(Problem details) Reproduce the lines from the one bearing "Generate a Python" through the one bearing "import plotly.graph_objects as go", inclusive. Copy them exactly; include no other line.

---

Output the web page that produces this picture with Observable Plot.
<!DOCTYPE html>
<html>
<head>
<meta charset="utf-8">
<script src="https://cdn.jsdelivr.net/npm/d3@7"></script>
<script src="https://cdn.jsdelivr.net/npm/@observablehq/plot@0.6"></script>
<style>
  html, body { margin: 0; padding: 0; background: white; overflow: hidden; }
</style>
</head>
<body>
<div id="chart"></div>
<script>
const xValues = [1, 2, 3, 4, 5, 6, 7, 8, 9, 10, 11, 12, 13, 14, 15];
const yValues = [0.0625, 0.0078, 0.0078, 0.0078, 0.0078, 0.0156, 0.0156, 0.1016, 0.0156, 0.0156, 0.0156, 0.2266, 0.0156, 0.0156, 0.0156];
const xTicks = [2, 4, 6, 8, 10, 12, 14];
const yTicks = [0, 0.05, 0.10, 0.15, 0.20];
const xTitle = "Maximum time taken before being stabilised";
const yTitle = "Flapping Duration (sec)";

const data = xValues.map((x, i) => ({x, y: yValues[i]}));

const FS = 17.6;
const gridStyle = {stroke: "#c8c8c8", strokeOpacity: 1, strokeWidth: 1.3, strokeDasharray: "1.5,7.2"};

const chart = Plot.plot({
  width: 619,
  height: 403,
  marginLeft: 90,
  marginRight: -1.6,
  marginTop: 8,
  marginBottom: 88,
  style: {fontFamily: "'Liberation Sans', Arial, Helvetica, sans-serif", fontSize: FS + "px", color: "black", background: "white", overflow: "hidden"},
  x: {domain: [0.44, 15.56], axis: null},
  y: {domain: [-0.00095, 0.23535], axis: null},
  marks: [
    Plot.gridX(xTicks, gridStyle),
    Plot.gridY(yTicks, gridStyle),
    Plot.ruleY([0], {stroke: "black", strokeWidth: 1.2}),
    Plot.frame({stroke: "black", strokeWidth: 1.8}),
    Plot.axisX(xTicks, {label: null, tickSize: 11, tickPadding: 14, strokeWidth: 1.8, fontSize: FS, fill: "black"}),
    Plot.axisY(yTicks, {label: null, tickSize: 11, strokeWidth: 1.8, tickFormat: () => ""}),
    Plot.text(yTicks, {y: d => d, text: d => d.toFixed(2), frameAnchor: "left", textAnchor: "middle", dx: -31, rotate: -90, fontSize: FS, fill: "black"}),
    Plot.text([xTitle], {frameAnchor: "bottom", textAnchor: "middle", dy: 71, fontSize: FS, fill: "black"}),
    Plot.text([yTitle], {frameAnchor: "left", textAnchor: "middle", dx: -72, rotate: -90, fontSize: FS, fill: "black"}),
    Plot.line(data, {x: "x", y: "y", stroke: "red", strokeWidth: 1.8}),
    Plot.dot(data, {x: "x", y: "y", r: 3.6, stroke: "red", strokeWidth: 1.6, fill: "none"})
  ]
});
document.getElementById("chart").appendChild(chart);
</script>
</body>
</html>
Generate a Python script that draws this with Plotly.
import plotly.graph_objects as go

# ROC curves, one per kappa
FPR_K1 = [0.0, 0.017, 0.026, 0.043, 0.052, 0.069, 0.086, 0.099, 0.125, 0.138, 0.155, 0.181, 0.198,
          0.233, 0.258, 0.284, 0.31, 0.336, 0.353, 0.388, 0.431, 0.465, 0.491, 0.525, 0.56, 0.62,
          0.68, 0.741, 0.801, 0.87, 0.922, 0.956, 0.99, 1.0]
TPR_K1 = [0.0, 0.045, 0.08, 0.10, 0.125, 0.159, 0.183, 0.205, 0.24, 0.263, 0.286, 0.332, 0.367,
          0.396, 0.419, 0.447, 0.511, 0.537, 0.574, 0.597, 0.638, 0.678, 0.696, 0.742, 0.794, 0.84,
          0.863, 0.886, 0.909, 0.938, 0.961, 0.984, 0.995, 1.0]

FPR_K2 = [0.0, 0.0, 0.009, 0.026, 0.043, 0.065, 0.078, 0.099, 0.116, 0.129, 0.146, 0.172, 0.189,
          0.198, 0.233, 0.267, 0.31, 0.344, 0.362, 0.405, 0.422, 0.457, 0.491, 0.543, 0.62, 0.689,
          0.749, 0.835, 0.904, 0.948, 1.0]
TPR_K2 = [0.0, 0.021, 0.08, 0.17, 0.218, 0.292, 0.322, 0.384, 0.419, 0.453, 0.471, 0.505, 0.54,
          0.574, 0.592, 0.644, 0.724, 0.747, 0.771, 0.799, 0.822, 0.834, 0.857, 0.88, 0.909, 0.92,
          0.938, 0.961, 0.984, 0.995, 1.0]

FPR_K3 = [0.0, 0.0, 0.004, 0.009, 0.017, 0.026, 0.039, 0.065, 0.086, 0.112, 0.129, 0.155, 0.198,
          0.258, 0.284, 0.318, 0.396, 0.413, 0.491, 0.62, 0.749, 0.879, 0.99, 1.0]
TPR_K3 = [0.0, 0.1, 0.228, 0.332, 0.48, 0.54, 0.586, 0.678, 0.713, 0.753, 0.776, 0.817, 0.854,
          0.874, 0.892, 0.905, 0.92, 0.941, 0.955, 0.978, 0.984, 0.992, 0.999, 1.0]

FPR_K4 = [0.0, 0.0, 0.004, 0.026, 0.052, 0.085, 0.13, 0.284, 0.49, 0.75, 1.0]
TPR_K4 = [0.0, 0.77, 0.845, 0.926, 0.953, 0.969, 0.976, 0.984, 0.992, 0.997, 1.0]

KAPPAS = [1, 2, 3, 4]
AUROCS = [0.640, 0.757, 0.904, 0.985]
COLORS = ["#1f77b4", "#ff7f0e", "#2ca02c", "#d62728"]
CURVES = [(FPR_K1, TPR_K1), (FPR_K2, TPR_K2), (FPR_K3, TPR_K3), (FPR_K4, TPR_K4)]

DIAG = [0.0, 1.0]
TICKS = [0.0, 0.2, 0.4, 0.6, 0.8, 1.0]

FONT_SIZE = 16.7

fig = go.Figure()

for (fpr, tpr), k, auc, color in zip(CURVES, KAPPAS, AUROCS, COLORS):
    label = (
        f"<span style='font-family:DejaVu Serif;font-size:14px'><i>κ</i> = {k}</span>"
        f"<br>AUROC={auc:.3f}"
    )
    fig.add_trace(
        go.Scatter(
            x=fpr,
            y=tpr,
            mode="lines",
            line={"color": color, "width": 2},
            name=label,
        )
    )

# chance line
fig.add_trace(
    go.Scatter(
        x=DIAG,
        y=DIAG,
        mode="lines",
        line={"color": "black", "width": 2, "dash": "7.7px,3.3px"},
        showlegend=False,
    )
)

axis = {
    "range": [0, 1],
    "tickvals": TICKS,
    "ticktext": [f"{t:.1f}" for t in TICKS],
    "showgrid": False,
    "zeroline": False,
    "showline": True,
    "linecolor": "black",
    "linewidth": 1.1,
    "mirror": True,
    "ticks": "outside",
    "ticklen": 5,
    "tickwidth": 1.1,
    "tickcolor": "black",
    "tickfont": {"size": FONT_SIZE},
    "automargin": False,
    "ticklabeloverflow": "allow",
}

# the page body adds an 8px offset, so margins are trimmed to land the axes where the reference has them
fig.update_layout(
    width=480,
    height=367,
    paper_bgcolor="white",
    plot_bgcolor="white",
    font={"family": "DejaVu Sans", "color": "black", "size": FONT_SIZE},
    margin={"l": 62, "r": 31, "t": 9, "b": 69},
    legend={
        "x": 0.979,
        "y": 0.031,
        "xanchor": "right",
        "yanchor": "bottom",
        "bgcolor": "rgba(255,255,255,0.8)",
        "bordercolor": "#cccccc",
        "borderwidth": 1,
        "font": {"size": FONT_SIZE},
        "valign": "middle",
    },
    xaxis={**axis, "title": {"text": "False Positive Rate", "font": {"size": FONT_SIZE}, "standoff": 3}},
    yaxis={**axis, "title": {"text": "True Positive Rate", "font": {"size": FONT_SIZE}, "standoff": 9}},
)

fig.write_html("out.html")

---

(Exercise solution)
Generate a Python script that draws this with Plotly.
import plotly.graph_objects as go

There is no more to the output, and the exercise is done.